Ich finde die Idee von talkabout sehr gut – die Ängste vor kleineren und grösseren Krisen im Social Web ist für viele Unternehmen ein Faktor, gleich gar keinen Auftritt dort zu wagen. Dass User heute ganz selbstverständlich den Anspruch haben, bei Unternehmen mitzureden wenn es um die Qualität der Produkte und Dienstleistungen oder gar grundsätzlich ums Portfolio geht, ist für viele Unternehmer schwierig. Feedbackkultur, die Bereitschaft, sich im Fall eines Fehlers zu entschuldigen oder einfach mal das schlichte Zuhören sind da bereits grosse Schritte in eine neue Welt. Gerade Firmen, die dann “halt auf Social Media gehen”, weil “man das halt heute muss” und nicht, weil sie die neue Kommunikationsmöglichkeiten schätzen, fühlen sich von negativen Kommentaren oft überfordert.

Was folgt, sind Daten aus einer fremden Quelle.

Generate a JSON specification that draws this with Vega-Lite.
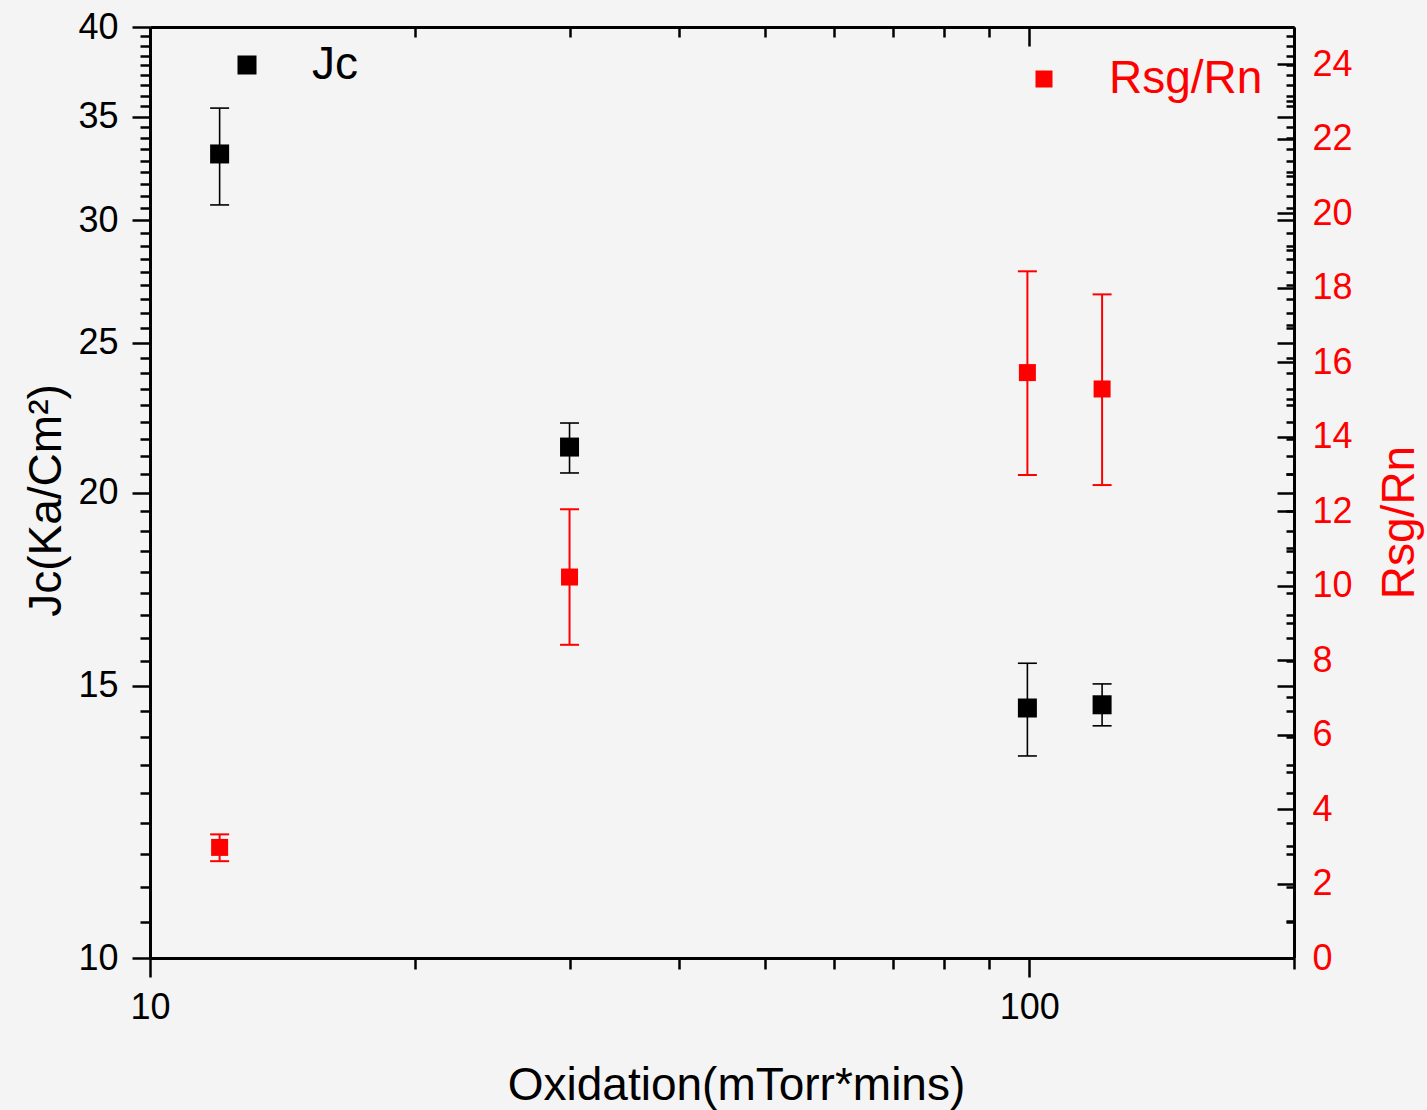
{
  "$schema": "https://vega.github.io/schema/vega-lite/v6.json",
  "width": 1144,
  "height": 931,
  "autosize": {"type": "none"},
  "padding": {"left": 150, "top": 27, "right": 133, "bottom": 152},
  "background": "#f4f4f4",
  "config": {
    "view": {"stroke": null},
    "font": "Liberation Sans",
    "axis": {
      "grid": false,
      "domainColor": "#000000",
      "domainWidth": 3,
      "tickColor": "#000000",
      "tickWidth": 2.5,
      "labelFont": "Liberation Sans",
      "labelFontSize": 36,
      "labelColor": "#000000",
      "labelFlush": false,
      "labelOverlap": false,
      "titleFont": "Liberation Sans",
      "titleFontSize": 46,
      "titleFontWeight": "normal",
      "titleColor": "#000000"
    }
  },
  "datasets": {
    "jc": [
      {"x": 12, "y": 33.11, "lo": 30.69, "hi": 35.45, "series": "Jc"},
      {"x": 30, "y": 21.40, "lo": 20.59, "hi": 22.18, "series": "Jc"},
      {"x": 99.5, "y": 14.51, "lo": 13.51, "hi": 15.51, "series": "Jc"},
      {"x": 121, "y": 14.58, "lo": 14.13, "hi": 15.04, "series": "Jc"}
    ],
    "rsg": [
      {"x": 12, "y": 2.97, "lo": 2.60, "hi": 3.32, "series": "Rsg/Rn"},
      {"x": 30, "y": 10.23, "lo": 8.41, "hi": 12.05, "series": "Rsg/Rn"},
      {"x": 99.5, "y": 15.72, "lo": 12.97, "hi": 18.44, "series": "Rsg/Rn"},
      {"x": 121, "y": 15.28, "lo": 12.70, "hi": 17.82, "series": "Rsg/Rn"}
    ]
  },
  "layer": [
    {
      "data": {"name": "jc"},
      "layer": [
        {
          "mark": {"type": "rule", "color": "#000000", "strokeWidth": 1.6},
          "encoding": {
            "x": {
              "field": "x", "type": "quantitative",
              "scale": {"type": "log", "domain": [10, 200], "nice": false},
              "axis": {
                "orient": "bottom", "values": [10, 100], "tickSize": 19, "labelPadding": 13, "format": "d",
                "title": "Oxidation(mTorr*mins)", "titleX": 586, "titleY": 141, "titleBaseline": "alphabetic"
              }
            },
            "y": {
              "field": "lo", "type": "quantitative",
              "scale": {"type": "log", "domain": [10, 40], "nice": false},
              "axis": {
                "orient": "left", "values": [10, 15, 20, 25, 30, 35, 40], "tickSize": 18, "labelPadding": 14, "format": "d",
                "title": "Jc(Ka/Cm²)", "titleAngle": -90, "titleBaseline": "alphabetic", "titleX": -90, "titleY": 473
              }
            },
            "y2": {"field": "hi"}
          }
        },
        {
          "mark": {"type": "tick", "orient": "horizontal", "color": "#000000", "size": 19, "thickness": 1.6, "opacity": 1},
          "encoding": {
            "x": {
              "field": "x", "type": "quantitative",
              "axis": {"orient": "bottom", "values": [20, 30, 40, 50, 60, 70, 80, 90, 200], "tickSize": 11, "labels": false, "domain": false, "title": null}
            },
            "y": {
              "field": "lo", "type": "quantitative",
              "axis": {
                "orient": "left", "tickSize": 10, "labels": false, "domain": false, "title": null,
                "values": [10.556, 11.111, 11.667, 12.222, 12.778, 13.333, 13.889, 14.444, 15.556, 16.111, 16.667, 17.222, 17.778, 18.333, 18.889, 19.444, 20.556, 21.111, 21.667, 22.222, 22.778, 23.333, 23.889, 24.444, 25.556, 26.111, 26.667, 27.222, 27.778, 28.333, 28.889, 29.444, 30.556, 31.111, 31.667, 32.222, 32.778, 33.333, 33.889, 34.444, 35.556, 36.111, 36.667, 37.222, 37.778, 38.333, 38.889, 39.444]
              }
            }
          }
        },
        {
          "mark": {"type": "tick", "orient": "horizontal", "color": "#000000", "size": 19, "thickness": 1.6, "opacity": 1},
          "encoding": {
            "x": {
              "field": "x", "type": "quantitative",
              "axis": {"orient": "top", "values": [10, 100], "tickSize": -19, "labels": false, "title": null}
            },
            "y": {
              "field": "hi", "type": "quantitative",
              "axis": {"orient": "right", "values": [10, 15, 20, 25, 30, 35, 40], "tickSize": -17, "labels": false, "domain": false, "title": null}
            }
          }
        },
        {
          "mark": {"type": "point", "shape": "square", "filled": true, "size": 361, "opacity": 1},
          "encoding": {
            "x": {
              "field": "x", "type": "quantitative",
              "axis": {"orient": "top", "values": [20, 30, 40, 50, 60, 70, 80, 90, 200], "tickSize": -10, "labels": false, "domain": false, "title": null}
            },
            "y": {
              "field": "y", "type": "quantitative",
              "axis": {
                "orient": "right", "tickSize": -8, "labels": false, "domain": false, "title": null,
                "values": [10.556, 11.111, 11.667, 12.222, 12.778, 13.333, 13.889, 14.444, 15.556, 16.111, 16.667, 17.222, 17.778, 18.333, 18.889, 19.444, 20.556, 21.111, 21.667, 22.222, 22.778, 23.333, 23.889, 24.444, 25.556, 26.111, 26.667, 27.222, 27.778, 28.333, 28.889, 29.444, 30.556, 31.111, 31.667, 32.222, 32.778, 33.333, 33.889, 34.444, 35.556, 36.111, 36.667, 37.222, 37.778, 38.333, 38.889, 39.444]
              }
            },
            "color": {
              "field": "series", "type": "nominal",
              "scale": {"domain": ["Jc"], "range": ["#000000"]},
              "legend": {
                "orient": "none", "legendX": 74, "legendY": 15, "title": null, "padding": 0,
                "symbolType": "square", "symbolSize": 361, "symbolStrokeWidth": 0, "symbolOpacity": 1,
                "labelFont": "Liberation Sans", "labelFontSize": 46, "labelColor": "#000000", "labelOffset": 42
              }
            }
          }
        }
      ],
      "resolve": {"axis": {"x": "independent", "y": "independent"}}
    },
    {
      "data": {"name": "rsg"},
      "layer": [
        {
          "mark": {"type": "rule", "color": "#ff0000", "strokeWidth": 2},
          "encoding": {
            "x": {"field": "x", "type": "quantitative", "axis": null},
            "y": {
              "field": "lo", "type": "quantitative",
              "scale": {"type": "linear", "domain": [0, 25], "nice": false, "zero": false},
              "axis": {
                "orient": "right", "values": [0, 2, 4, 6, 8, 10, 12, 14, 16, 18, 20, 22, 24], "tickSize": -17, "labelPadding": 35,
                "labelColor": "#ff0000", "title": "Rsg/Rn", "titleColor": "#ff0000", "titleAngle": -90,
                "titleBaseline": "alphabetic", "titleX": 119, "titleY": 495
              }
            },
            "y2": {"field": "hi"}
          }
        },
        {
          "mark": {"type": "tick", "orient": "horizontal", "color": "#ff0000", "size": 19, "thickness": 2, "opacity": 1},
          "encoding": {
            "x": {"field": "x", "type": "quantitative", "axis": null},
            "y": {
              "field": "lo", "type": "quantitative",
              "axis": {"orient": "right", "values": [1, 3, 5, 7, 9, 11, 13, 15, 17, 19, 21, 23], "tickSize": -8, "labels": false, "domain": false, "title": null}
            }
          }
        },
        {
          "mark": {"type": "tick", "orient": "horizontal", "color": "#ff0000", "size": 19, "thickness": 2, "opacity": 1},
          "encoding": {
            "x": {"field": "x", "type": "quantitative", "axis": null},
            "y": {"field": "hi", "type": "quantitative", "axis": null}
          }
        },
        {
          "mark": {"type": "point", "shape": "square", "filled": true, "size": 289, "opacity": 1},
          "encoding": {
            "x": {"field": "x", "type": "quantitative", "axis": null},
            "y": {"field": "y", "type": "quantitative", "axis": null},
            "color": {
              "field": "series", "type": "nominal",
              "scale": {"domain": ["Rsg/Rn"], "range": ["#ff0000"]},
              "legend": {
                "orient": "none", "legendX": 871, "legendY": 29, "title": null, "padding": 0,
                "symbolType": "square", "symbolSize": 289, "symbolStrokeWidth": 0, "symbolOpacity": 1,
                "labelFont": "Liberation Sans", "labelFontSize": 46, "labelColor": "#ff0000", "labelOffset": 42
              }
            }
          }
        }
      ],
      "resolve": {"axis": {"y": "independent"}}
    }
  ],
  "resolve": {
    "scale": {"y": "independent", "color": "independent"},
    "axis": {"x": "independent", "y": "independent"},
    "legend": {"color": "independent"}
  }
}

Mirkos Krisenhotline deckt hier ein Bedürfnis ab – denn wenn die Krise kommt, dann stecken viele Community Manager in der Sandwichposition zwischen Kunden beziehungsweise Krisenagitatoren auf der einen Seite, die mit viel Druck sofortige Antworten und Handlungen erzwingen wollen, und der Unternehmensführung auf der anderen Seite, die nicht so schnell entscheiden kann oder manchmal auch gar keine Zugeständnisse machen will. Dieser Druck führt oft dazu, dass Fehlentscheidungen getroffen oder Antworten ungeschickt formuliert werden. Eine Krisenhotline kann hier helfen, einen kühlen Kopf zu bewahren und unterstützt den Community Manager in seiner Position – denn wenn der externe Berater eine Meinung vertritt, hört das Management in der Regel doch besser zu als beim eigenen Mitarbeiter.
Allerdings ist es mit der Hotline nicht getan. Die eigentliche Herausfoderung liegt für mich in der Bearbeitung der Krise. Wenn pro Stunde mehre hundert oder gar tausend Kommentare auf die verschiedenen Accounts einprasseln, braucht man vor allem genügend geschulte Mitarbeiter, um die Posts zu lesen, zu bündeln und entsprechend darauf zu reagieren. Meine Idee einer Krisen-Taskforce (in Gründung) geht daher noch einen Schritt weiter: Ein Netzwerk aus unabhängigen Social-Media-Fachleuten aus den Bereichen Community Management, Krisenberatung, SEO, Monitoring, Content-Produktion und juristischer Beratung soll Firmen in Not kurzfristig zur Seite stehen. Denn auch eine Agentur hat doch in der Regel nicht die Möglichkeit, innerhalb kürzester Zeit ausreichend Personal freizustellen.
Ob Unternehmen allerdings bereit sind, für diese Art von Dienstleistung dann auch bezahlen, wird sich noch zeigen müssen – noch zu oft wird die Bedeutung von sozialen Medien in Krisen unterschätzt.
Der professionelle Umgang mit Krisen hat einen entscheidenden Einfluss auf die Reputation eines Unternehmens. Noch immer gibt es zu viele Unternehmen, die entweder noch nicht über genügend Social Media Erfahrung verfügen, denen das relevante Knowhow fehlt, keine Social Media Strategie haben, Social Media nur als ein schönes Add-on ihrer Werbekampagnen oder ihrer Kommunikationsstrategie einsetzen und sich erst im Krisenfall bewusst werden: „Wir brauchen eine solide Social Media Strategie!“.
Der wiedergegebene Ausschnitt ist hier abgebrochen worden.